Plotting code records:
::::::::

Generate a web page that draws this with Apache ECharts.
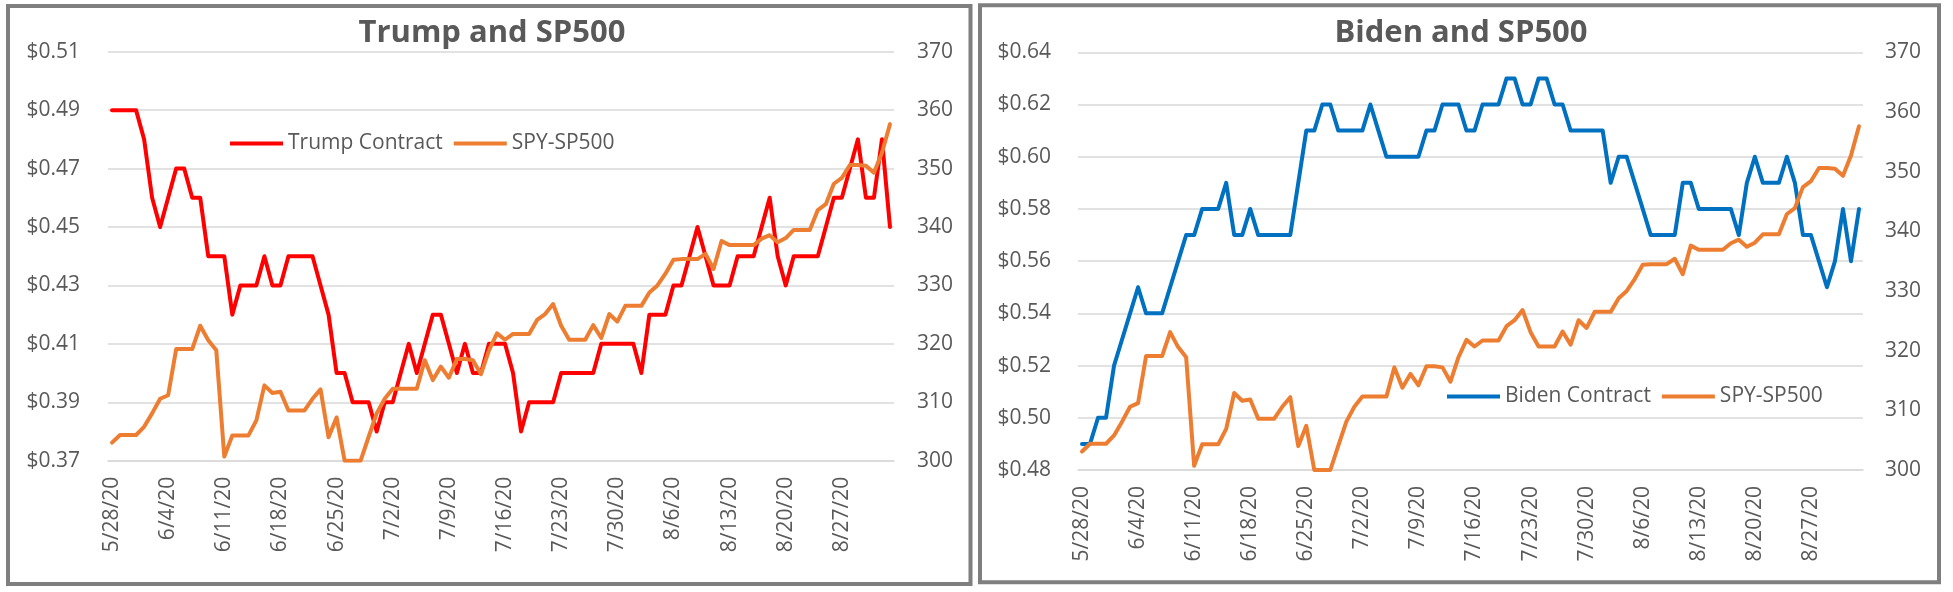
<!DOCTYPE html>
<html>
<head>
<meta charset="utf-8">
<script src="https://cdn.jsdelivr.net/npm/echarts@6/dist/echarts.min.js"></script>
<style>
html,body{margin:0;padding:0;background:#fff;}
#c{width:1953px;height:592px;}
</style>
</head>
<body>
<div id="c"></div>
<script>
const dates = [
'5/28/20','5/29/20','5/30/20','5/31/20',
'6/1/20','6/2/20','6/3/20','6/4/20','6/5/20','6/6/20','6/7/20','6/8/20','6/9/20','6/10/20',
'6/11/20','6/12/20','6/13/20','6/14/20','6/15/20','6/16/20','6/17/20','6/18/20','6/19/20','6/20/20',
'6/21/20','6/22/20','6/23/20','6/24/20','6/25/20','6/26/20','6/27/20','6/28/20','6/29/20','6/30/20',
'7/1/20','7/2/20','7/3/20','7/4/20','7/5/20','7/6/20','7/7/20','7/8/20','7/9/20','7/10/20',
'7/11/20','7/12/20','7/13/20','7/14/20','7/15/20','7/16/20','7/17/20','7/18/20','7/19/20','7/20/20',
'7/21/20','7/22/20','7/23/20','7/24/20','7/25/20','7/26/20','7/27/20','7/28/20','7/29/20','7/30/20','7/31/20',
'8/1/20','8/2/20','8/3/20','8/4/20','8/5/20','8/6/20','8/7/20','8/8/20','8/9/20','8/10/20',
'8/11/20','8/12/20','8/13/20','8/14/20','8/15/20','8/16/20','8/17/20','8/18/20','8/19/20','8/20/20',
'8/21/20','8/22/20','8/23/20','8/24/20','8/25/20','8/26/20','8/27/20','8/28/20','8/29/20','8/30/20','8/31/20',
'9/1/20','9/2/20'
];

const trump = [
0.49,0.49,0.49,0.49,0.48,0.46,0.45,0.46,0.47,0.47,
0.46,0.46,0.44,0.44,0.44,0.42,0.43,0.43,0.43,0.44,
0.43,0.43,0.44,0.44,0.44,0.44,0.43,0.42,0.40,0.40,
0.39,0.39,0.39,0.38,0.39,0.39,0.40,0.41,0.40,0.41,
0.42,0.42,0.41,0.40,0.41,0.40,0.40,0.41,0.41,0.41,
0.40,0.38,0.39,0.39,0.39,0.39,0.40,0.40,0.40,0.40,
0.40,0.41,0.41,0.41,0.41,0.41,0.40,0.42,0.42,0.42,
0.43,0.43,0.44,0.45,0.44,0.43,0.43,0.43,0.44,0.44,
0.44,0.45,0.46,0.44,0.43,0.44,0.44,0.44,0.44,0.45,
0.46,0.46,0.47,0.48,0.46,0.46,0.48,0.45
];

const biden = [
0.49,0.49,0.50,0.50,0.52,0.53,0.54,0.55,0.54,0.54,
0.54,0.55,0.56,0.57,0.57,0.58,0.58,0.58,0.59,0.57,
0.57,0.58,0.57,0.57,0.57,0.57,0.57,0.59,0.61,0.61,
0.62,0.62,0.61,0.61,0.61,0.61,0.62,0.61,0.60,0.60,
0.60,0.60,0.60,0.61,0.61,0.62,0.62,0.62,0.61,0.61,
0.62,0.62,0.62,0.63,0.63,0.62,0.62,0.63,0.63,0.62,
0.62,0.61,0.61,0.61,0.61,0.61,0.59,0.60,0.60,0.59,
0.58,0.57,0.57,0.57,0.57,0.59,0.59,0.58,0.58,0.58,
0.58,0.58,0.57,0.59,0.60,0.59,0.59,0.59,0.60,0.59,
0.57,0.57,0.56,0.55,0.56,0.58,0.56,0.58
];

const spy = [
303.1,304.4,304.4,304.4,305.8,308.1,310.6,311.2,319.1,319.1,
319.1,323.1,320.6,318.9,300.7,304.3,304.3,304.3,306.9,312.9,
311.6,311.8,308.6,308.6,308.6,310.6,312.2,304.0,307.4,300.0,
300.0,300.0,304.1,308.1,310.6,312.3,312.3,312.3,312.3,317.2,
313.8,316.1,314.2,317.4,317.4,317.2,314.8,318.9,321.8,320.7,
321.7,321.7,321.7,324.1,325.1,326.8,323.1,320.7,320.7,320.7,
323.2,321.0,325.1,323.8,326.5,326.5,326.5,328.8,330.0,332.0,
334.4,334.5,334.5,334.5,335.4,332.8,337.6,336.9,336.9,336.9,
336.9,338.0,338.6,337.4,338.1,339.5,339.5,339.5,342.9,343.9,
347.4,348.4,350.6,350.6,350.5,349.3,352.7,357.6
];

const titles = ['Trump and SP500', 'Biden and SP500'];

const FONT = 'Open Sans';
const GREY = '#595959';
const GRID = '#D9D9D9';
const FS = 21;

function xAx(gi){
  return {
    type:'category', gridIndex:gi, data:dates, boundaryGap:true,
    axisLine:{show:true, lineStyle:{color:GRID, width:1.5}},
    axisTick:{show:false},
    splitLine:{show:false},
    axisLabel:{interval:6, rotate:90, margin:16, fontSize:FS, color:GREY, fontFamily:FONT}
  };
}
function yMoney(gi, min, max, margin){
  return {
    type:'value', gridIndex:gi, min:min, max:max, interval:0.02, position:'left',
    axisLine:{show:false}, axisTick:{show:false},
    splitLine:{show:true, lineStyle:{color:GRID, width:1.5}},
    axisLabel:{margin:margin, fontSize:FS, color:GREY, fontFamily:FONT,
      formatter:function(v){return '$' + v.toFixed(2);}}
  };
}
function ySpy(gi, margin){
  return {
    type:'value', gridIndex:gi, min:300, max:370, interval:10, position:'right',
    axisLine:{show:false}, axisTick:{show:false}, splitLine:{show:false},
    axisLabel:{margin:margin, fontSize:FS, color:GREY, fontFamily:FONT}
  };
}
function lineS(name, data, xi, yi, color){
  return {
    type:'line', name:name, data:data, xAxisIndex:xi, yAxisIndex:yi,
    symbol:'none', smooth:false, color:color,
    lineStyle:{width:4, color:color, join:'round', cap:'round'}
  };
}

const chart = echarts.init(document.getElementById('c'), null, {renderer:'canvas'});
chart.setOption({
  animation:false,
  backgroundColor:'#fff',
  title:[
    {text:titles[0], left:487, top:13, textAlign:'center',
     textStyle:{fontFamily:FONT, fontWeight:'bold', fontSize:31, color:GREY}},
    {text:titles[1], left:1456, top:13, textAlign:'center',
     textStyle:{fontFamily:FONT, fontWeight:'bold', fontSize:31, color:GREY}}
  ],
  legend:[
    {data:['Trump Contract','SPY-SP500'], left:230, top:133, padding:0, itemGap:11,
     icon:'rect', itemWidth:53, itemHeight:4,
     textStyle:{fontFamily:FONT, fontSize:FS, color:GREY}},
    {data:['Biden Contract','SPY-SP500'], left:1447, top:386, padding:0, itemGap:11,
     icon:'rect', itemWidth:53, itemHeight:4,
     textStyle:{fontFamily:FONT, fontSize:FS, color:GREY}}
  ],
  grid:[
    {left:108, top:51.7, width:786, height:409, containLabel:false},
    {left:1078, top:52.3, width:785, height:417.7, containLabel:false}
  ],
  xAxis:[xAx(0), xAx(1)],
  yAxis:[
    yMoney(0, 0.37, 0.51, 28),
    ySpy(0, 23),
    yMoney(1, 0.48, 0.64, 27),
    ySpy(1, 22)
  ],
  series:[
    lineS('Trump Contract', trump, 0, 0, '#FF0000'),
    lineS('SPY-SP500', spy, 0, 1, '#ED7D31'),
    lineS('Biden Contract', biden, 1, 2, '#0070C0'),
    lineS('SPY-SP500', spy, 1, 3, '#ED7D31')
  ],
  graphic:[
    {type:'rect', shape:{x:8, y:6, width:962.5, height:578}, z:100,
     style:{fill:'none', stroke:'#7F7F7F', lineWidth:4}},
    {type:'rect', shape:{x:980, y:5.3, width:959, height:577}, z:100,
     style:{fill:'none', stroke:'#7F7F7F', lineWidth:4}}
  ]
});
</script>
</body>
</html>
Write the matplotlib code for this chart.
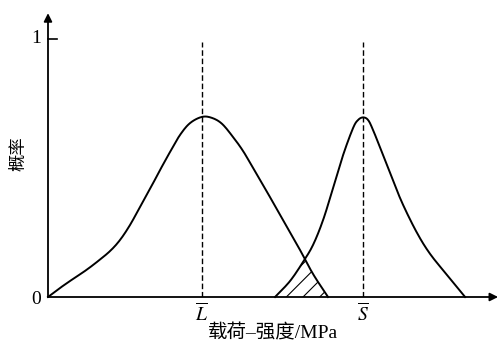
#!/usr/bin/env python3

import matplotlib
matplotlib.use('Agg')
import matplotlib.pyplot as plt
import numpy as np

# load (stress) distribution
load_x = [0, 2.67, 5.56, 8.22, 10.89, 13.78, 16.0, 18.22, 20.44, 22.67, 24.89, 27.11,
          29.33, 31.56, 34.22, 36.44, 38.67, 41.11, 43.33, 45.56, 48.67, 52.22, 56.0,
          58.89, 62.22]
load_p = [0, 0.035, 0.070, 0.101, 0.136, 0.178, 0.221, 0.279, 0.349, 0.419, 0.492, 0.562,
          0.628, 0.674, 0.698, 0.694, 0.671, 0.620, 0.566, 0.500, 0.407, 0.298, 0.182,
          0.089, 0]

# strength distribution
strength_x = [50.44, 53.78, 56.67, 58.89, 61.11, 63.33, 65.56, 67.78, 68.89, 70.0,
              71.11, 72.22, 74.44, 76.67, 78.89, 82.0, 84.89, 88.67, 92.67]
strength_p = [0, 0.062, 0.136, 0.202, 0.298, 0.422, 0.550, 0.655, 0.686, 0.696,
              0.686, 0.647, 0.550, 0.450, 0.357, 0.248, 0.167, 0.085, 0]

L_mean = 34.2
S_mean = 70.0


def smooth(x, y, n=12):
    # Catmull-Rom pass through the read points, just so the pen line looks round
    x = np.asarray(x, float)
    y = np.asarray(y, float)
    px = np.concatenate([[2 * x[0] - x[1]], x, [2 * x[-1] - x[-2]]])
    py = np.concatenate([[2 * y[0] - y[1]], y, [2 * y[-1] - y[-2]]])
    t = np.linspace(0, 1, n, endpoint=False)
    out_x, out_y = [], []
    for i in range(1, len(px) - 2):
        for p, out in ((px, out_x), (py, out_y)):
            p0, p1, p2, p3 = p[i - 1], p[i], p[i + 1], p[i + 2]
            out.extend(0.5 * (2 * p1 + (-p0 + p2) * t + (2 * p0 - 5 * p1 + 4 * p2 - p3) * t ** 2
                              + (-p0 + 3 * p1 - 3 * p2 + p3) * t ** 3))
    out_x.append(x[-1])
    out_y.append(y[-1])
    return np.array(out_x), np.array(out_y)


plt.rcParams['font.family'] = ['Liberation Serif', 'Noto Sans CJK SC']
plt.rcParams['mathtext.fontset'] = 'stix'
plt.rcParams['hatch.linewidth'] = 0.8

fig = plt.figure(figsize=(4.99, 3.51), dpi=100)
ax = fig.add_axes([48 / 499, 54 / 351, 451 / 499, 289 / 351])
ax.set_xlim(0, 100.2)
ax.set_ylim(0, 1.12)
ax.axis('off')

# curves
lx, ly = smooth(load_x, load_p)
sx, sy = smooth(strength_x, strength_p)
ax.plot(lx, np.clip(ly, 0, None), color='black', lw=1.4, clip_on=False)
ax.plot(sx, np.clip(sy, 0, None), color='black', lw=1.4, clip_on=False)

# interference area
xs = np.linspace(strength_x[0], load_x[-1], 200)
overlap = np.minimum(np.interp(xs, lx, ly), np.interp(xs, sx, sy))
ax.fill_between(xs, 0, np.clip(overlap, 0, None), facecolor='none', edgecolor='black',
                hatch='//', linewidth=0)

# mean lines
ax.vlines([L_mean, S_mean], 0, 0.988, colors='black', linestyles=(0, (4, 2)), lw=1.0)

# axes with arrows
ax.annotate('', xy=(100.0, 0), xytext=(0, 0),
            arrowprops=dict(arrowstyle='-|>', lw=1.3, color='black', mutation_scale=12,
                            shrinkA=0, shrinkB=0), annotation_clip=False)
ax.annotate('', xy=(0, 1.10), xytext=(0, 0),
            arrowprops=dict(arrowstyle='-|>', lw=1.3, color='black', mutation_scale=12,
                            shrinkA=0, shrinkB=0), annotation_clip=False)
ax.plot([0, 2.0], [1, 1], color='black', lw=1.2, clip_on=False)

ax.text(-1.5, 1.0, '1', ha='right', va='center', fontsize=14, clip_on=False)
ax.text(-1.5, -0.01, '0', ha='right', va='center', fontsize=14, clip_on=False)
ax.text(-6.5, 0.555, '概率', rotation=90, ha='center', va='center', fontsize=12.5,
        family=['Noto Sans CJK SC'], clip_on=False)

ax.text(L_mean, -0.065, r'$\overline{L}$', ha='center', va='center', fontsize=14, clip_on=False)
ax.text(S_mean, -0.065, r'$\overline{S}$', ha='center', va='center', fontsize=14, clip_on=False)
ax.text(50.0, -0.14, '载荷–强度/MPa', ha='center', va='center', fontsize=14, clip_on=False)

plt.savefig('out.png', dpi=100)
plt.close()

::::::::

* Exercise task
Copy every line in the records above that contains the word "this".

* Exercise result
Generate a web page that draws this with Apache ECharts.
Write the matplotlib code for this chart.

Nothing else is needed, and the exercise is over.